Is poverty a barrier to the targets?
The improvement among the lowest-achieving schools is above the average at two percentage points. That is another positive result. These schools need to maintain a higher rate of improvement if all children are to have an equal chance of success. But at these rates it would be 25 years before they catch up with the rest.
And there are some even more worrying signs. The proportion of candidates getting a triplet of good maths, English and science GCSEs is falling. The percentage getting five A to G grades is going down rather than up towards the 92 per cent target. So are the Government's aims too ambitious? Or schools' efforts too feeble?
Sustainable improvement is a long and slow process. Any impact of the literacy, numeracy and key stage 3 strategies on GCSE results would not show up yet. The 20023 Year 11s were already in secondary schools when the literacy strategy was introduced to all primaries, and at KS4 when the KS3 strategy began.

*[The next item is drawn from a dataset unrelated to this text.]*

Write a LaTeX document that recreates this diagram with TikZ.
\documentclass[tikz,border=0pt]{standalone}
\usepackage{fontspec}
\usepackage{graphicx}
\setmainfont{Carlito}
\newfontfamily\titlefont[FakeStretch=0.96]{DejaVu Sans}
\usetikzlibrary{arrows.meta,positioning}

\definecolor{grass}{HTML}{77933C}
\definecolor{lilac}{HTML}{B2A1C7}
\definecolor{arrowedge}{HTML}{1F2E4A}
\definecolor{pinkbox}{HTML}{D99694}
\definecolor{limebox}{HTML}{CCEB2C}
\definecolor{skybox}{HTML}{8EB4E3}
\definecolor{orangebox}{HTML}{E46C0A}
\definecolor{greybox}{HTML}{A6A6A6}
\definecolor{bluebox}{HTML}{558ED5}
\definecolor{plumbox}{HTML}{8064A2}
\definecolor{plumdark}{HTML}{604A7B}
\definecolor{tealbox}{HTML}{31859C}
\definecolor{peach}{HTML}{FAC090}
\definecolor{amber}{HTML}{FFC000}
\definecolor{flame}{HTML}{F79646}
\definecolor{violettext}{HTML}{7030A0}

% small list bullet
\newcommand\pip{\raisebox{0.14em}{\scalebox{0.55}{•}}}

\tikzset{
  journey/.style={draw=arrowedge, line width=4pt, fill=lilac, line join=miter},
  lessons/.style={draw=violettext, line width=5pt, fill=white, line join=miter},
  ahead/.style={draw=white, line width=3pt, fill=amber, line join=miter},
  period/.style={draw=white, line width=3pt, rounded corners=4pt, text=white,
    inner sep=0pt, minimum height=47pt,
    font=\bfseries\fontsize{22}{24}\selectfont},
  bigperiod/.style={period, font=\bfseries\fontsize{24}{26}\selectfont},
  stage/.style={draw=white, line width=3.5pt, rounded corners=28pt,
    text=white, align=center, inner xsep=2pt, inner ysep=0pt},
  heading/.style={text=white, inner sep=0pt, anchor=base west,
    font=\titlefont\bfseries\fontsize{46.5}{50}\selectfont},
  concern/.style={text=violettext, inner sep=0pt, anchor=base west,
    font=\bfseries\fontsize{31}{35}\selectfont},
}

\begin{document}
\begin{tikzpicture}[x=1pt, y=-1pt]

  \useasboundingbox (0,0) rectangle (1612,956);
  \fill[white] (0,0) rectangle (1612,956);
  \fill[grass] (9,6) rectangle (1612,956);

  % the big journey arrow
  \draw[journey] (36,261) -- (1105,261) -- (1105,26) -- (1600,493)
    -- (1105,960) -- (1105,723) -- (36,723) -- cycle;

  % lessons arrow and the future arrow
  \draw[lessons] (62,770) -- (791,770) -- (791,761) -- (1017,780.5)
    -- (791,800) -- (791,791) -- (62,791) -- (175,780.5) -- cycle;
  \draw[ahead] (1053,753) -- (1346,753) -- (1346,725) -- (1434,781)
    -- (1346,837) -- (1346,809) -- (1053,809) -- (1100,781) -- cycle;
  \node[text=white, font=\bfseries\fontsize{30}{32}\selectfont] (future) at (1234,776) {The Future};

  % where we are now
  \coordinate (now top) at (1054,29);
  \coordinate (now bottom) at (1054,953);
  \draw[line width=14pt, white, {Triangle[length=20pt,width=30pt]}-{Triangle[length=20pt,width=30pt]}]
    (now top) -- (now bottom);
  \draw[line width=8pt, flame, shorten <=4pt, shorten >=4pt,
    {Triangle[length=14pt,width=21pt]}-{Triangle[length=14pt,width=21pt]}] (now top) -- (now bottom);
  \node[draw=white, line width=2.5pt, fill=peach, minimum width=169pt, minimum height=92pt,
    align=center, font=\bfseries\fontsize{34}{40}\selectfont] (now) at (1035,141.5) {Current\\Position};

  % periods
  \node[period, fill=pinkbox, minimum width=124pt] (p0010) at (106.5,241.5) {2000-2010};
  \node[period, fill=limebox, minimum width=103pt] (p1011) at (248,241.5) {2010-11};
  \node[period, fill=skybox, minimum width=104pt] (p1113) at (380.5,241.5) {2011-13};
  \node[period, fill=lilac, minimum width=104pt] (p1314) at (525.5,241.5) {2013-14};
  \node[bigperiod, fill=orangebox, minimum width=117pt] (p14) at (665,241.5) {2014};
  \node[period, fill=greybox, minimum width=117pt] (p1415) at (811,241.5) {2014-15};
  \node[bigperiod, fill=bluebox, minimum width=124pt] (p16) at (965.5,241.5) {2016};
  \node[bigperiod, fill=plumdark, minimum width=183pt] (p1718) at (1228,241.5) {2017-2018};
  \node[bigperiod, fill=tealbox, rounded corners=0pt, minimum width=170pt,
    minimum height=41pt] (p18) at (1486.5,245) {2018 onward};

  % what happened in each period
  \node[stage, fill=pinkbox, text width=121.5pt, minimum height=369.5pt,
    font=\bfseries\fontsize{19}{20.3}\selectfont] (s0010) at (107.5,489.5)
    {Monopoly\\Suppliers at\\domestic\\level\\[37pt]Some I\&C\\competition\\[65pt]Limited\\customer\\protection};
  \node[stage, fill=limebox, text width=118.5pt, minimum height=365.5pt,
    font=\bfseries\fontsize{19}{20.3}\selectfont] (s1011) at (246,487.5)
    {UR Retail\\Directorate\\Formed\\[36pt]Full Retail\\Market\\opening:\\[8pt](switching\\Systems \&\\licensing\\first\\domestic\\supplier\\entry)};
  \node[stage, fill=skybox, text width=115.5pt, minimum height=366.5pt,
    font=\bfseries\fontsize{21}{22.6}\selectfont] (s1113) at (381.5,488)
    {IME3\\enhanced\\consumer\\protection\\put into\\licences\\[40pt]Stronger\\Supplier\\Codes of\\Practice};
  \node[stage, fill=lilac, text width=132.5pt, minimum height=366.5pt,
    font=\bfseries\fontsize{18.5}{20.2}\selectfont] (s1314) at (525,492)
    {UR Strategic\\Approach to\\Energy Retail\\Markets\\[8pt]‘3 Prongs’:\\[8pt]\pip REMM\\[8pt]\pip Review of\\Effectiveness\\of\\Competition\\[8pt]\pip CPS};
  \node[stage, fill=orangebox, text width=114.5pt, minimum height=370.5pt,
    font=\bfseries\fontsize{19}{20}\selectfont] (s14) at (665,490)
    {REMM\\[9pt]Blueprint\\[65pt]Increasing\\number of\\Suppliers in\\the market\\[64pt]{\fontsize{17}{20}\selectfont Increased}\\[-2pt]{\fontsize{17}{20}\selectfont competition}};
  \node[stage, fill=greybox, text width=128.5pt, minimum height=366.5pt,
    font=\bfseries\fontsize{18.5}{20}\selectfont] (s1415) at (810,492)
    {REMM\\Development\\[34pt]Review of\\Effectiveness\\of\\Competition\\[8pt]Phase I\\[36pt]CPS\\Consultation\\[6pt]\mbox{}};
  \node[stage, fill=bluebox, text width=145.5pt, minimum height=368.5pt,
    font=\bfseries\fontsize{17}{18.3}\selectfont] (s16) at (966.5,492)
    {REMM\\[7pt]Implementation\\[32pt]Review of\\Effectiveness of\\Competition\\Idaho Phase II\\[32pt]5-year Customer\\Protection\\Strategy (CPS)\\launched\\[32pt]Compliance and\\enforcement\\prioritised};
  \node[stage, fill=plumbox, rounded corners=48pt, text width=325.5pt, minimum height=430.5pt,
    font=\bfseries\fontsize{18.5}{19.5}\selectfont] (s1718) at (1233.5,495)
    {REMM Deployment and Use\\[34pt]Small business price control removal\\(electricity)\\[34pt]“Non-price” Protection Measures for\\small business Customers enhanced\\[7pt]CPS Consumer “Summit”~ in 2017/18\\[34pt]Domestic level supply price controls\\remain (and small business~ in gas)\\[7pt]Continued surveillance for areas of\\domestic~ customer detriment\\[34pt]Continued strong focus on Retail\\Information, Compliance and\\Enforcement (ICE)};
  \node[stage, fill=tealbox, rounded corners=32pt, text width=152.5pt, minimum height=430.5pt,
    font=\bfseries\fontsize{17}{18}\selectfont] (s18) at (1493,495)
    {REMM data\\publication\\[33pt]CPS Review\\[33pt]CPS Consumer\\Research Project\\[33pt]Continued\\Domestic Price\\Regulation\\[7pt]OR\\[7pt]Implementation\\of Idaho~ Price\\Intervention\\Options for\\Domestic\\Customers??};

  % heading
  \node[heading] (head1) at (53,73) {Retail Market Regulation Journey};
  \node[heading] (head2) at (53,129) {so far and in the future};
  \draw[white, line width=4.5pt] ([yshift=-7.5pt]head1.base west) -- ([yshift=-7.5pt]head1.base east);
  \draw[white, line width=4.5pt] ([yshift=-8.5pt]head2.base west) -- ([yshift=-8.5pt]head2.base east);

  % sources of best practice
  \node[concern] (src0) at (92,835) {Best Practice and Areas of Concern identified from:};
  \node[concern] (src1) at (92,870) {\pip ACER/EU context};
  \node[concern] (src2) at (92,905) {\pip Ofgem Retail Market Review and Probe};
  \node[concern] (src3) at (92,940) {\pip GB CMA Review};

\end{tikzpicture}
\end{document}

Not until the end of this decade will we see the GCSE results of pupils who have had the full benefit of the literacy, numeracy and lower secondary strategies. Primary schools have shown that significant improvements are possible. But even these have reached a plateau. Does the next big change require social and economic measures to tackle the effects of child poverty rather than expecting schools to overcome them?
Secondary schools also have to battle with economic and social forces beyond their control. Good GCSE results are far more likely where candidates see them as a step on a realistic career ladder. Sadly, in many areas of the country, the prospect of a good local job for those who study hard remains poor and the link between effort and reward hard to see.